◆ Data lines:
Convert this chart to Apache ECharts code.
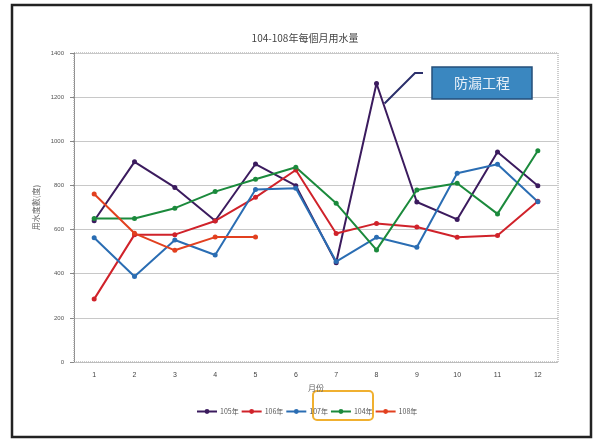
<!DOCTYPE html>
<html><head><meta charset="utf-8">
<script src="https://cdn.jsdelivr.net/npm/echarts@6/dist/echarts.min.js"></script>
<style>html,body{margin:0;padding:0;background:#fff}#c{width:595px;height:439px}</style>
</head><body><div id="c"></div>
<script>
const months = ['1','2','3','4','5','6','7','8','9','10','11','12'];
const y105 = [640, 907, 791, 640, 897, 799, 450, 1262, 725, 646, 951, 799];
const y106 = [285, 577, 577, 639, 746, 870, 582, 628, 612, 565, 573, 728];
const y107 = [563, 387, 553, 485, 782, 787, 455, 565, 520, 855, 896, 726];
const y104 = [650, 650, 697, 772, 828, 882, 719, 508, 779, 810, 671, 957];
const y108 = [761, 583, 506, 566, 566];
const yTicks = [0, 200, 400, 600, 800, 1000, 1200, 1400];
const names = ['105年','106年','107年','104年','108年'];
const colors = ['#3b1b5e','#d0222a','#2a6db3','#1b8a3c','#e2401f'];
const annoText = '防漏工程';

const chart = echarts.init(document.getElementById('c'));
const mk = (name, data, color) => ({
  name, type: 'line', data, color,
  symbol: 'circle', symbolSize: 5, showSymbol: true,
  lineStyle: {width: 2, color}, itemStyle: {color},
  emphasis: {disabled: true}, animation: false
});
chart.setOption({
  animation: false,
  backgroundColor: '#fff',
  title: {text: '104-108年每個月用水量', left: 300, top: 28, textAlign: 'center',
    textStyle: {fontSize: 10, fontWeight: 'normal', color: '#444', fontFamily: 'Noto Sans CJK TC'}},
  grid: {left: 74, right: 37, top: 53, bottom: 77, show: true, borderColor: '#999', borderWidth: 1,
    borderType: 'dotted'},
  legend: {data: names, left: 191, top: 403, itemWidth: 20, itemHeight: 6, itemGap: 2,
    textStyle: {fontSize: 7, color: '#555', fontFamily: 'Noto Sans CJK TC', padding: [0, 0, 0, -2]}},
  xAxis: {type: 'category', data: months, boundaryGap: true, name: '月份', nameLocation: 'middle', nameGap: 22,
    nameTextStyle: {fontSize: 8, color: '#666', fontFamily: 'Noto Sans CJK TC'},
    axisLine: {lineStyle: {color: '#bbb', type: 'dotted'}}, axisTick: {show: false},
    axisLabel: {fontSize: 7, color: '#444', margin: 10}},
  yAxis: {type: 'value', min: 0, max: 1400, interval: 200, name: '用水度數(度)', nameLocation: 'middle', nameGap: 30,
    nameTextStyle: {fontSize: 8, color: '#666', fontFamily: 'Noto Sans CJK TC'},
    axisLine: {show: true, lineStyle: {color: '#888', type: 'dotted'}},
    axisTick: {show: true, length: 4, lineStyle: {color: '#888'}},
    axisLabel: {fontSize: 6, color: '#555', margin: 10, formatter: v => yTicks.includes(v) ? String(v) : ''},
    splitLine: {lineStyle: {color: '#c8c8c8', width: 1}}},
  series: [mk(names[0], y105, colors[0]), mk(names[1], y106, colors[1]), mk(names[2], y107, colors[2]),
           mk(names[3], y104, colors[3]), mk(names[4], y108, colors[4])]
});

const peak = chart.convertToPixel({xAxisIndex: 0, yAxisIndex: 0}, [7, y105[7]]);
chart.setOption({graphic: [
  {type: 'rect', shape: {x: 12, y: 5, width: 579, height: 432}, style: {fill: 'none', stroke: '#222', lineWidth: 2.5}},
  {type: 'polyline', shape: {points: [[peak[0] + 8, peak[1] + 20], [415, 73], [423, 73]]},
    style: {stroke: '#2b2f6b', lineWidth: 2, fill: 'none'}},
  {type: 'rect', shape: {x: 432, y: 67, width: 100, height: 32}, style: {fill: '#3a87c0', stroke: '#254f7a', lineWidth: 1.5}},
  {type: 'text', x: 482, y: 83, style: {text: annoText, fill: '#e8f0f8', fontSize: 14, align: 'center', verticalAlign: 'middle',
    fontFamily: 'Noto Sans CJK TC'}},
  {type: 'rect', shape: {x: 313, y: 391, width: 60, height: 29, r: 4}, style: {fill: 'none', stroke: '#f0b030', lineWidth: 2}}
]});
</script></body></html>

◆ Goal of the exercise: Give again exactly the lines running from the beginning of the material above through the line that contains "const annoText = '防漏工程';", and leave out every picture.

◆ Worked solution:
Convert this chart to Apache ECharts code.
<!DOCTYPE html>
<html><head><meta charset="utf-8">
<script src="https://cdn.jsdelivr.net/npm/echarts@6/dist/echarts.min.js"></script>
<style>html,body{margin:0;padding:0;background:#fff}#c{width:595px;height:439px}</style>
</head><body><div id="c"></div>
<script>
const months = ['1','2','3','4','5','6','7','8','9','10','11','12'];
const y105 = [640, 907, 791, 640, 897, 799, 450, 1262, 725, 646, 951, 799];
const y106 = [285, 577, 577, 639, 746, 870, 582, 628, 612, 565, 573, 728];
const y107 = [563, 387, 553, 485, 782, 787, 455, 565, 520, 855, 896, 726];
const y104 = [650, 650, 697, 772, 828, 882, 719, 508, 779, 810, 671, 957];
const y108 = [761, 583, 506, 566, 566];
const yTicks = [0, 200, 400, 600, 800, 1000, 1200, 1400];
const names = ['105年','106年','107年','104年','108年'];
const colors = ['#3b1b5e','#d0222a','#2a6db3','#1b8a3c','#e2401f'];
const annoText = '防漏工程';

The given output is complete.